## Records supplied

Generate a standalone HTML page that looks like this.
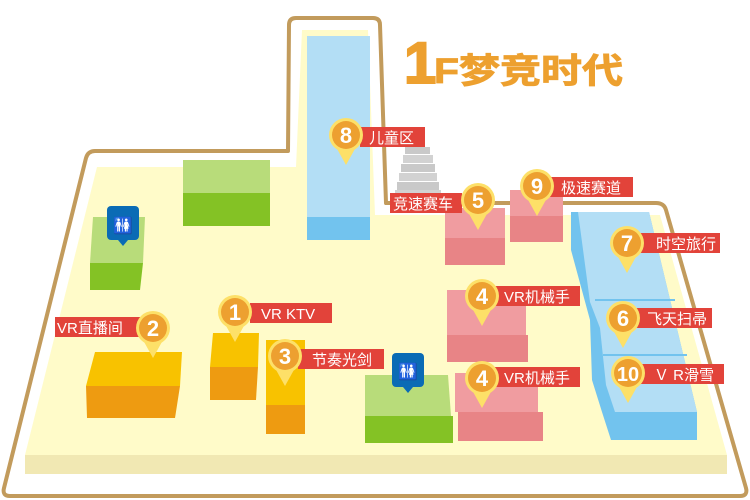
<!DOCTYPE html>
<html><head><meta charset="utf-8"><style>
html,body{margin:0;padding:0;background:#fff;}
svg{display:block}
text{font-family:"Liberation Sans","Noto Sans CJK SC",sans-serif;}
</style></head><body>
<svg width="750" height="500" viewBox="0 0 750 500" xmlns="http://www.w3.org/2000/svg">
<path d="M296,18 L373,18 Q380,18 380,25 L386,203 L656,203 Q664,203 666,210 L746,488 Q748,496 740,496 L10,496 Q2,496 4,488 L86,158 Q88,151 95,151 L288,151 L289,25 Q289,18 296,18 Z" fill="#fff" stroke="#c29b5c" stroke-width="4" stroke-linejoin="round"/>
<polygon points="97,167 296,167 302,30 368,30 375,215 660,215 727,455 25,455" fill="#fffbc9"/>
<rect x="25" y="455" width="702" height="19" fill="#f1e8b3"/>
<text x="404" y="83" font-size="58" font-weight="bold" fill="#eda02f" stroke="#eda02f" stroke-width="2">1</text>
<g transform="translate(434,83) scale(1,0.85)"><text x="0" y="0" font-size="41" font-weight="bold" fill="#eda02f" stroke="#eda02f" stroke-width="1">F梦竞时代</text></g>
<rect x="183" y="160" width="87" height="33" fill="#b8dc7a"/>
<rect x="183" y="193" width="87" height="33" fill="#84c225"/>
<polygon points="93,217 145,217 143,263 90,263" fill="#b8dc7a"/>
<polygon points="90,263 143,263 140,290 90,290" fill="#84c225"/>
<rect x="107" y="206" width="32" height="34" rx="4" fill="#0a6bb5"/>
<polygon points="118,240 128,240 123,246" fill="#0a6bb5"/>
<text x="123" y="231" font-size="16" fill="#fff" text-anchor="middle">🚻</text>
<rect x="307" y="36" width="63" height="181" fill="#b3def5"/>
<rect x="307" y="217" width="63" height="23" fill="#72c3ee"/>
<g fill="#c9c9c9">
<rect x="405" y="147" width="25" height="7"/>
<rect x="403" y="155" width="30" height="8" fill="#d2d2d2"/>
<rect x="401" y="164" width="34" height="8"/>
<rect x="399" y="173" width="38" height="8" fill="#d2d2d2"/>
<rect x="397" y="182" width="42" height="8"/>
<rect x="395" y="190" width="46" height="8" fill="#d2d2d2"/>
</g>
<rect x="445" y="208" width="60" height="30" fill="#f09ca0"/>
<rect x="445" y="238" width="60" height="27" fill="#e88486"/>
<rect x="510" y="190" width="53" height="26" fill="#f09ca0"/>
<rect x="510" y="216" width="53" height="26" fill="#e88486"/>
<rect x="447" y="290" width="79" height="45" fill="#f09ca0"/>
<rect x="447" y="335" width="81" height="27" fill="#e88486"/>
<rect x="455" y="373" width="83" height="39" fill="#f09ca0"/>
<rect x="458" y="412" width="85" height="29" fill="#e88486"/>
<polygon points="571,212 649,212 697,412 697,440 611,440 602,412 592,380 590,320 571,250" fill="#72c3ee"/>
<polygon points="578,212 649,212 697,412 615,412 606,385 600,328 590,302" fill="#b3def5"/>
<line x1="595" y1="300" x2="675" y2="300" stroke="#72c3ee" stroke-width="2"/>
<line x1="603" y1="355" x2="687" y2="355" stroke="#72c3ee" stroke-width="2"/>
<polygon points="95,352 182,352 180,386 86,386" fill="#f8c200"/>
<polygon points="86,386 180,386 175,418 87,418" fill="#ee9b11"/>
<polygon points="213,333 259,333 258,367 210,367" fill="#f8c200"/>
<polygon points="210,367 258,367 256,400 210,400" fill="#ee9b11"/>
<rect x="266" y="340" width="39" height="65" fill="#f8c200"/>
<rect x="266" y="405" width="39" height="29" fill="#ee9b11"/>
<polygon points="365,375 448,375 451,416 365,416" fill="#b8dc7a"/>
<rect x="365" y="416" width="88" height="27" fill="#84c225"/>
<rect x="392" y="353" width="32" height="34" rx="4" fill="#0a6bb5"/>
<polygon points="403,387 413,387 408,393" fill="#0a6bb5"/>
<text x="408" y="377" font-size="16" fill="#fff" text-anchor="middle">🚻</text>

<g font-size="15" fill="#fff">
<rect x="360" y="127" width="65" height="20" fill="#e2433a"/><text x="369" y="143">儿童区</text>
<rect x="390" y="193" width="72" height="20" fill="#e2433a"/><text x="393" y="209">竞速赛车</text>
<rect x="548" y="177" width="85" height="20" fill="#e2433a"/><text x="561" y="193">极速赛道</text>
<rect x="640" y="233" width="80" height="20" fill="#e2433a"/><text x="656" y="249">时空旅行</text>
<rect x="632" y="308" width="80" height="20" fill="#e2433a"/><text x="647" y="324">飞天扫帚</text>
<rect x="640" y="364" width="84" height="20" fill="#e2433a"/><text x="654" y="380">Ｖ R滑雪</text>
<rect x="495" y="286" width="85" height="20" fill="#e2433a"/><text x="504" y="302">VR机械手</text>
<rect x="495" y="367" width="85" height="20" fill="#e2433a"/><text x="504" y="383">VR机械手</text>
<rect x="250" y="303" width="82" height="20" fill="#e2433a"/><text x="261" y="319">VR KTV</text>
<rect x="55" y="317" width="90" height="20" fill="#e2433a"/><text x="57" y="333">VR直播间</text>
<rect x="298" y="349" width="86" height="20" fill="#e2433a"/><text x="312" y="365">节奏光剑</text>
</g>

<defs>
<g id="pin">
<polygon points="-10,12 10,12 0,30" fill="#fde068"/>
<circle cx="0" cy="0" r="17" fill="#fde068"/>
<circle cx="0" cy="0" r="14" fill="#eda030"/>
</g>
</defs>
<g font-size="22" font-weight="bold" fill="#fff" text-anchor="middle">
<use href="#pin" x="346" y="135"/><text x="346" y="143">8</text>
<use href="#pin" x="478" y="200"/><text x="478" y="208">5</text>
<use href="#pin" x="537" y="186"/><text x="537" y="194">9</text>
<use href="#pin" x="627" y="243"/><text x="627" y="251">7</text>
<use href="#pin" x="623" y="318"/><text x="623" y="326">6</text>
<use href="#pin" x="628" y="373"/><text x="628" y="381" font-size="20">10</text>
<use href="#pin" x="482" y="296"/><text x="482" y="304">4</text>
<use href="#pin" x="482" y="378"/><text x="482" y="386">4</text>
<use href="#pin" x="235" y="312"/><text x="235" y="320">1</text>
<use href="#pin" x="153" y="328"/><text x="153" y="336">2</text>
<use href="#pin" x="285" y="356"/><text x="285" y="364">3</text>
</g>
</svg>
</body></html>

...

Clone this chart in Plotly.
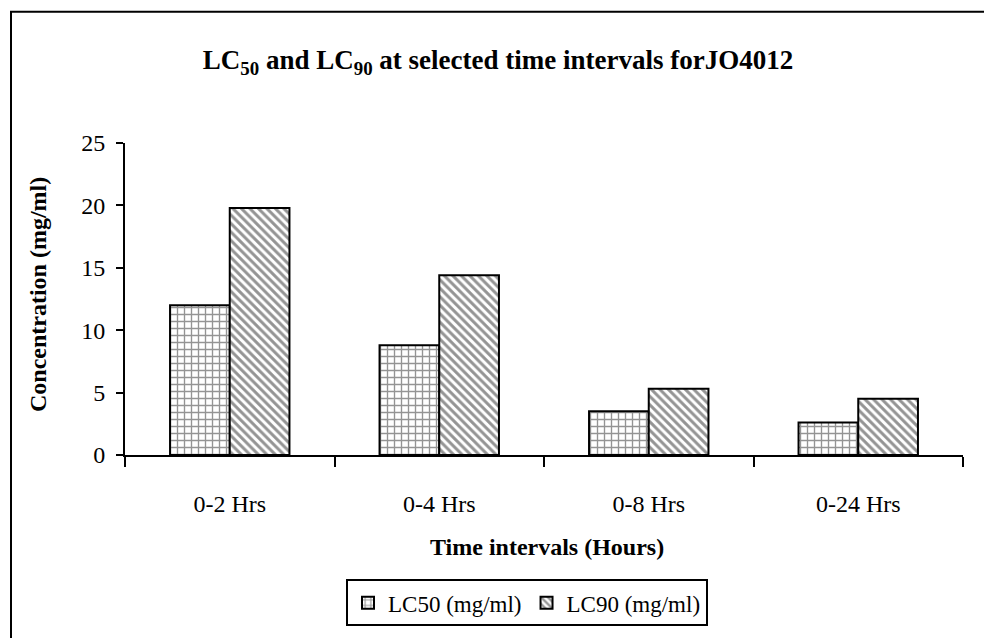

## Goal
Pick out each line containing "this" and report it.

## Written answer
Generate a standalone HTML page that looks like this.
Clone this chart in Plotly.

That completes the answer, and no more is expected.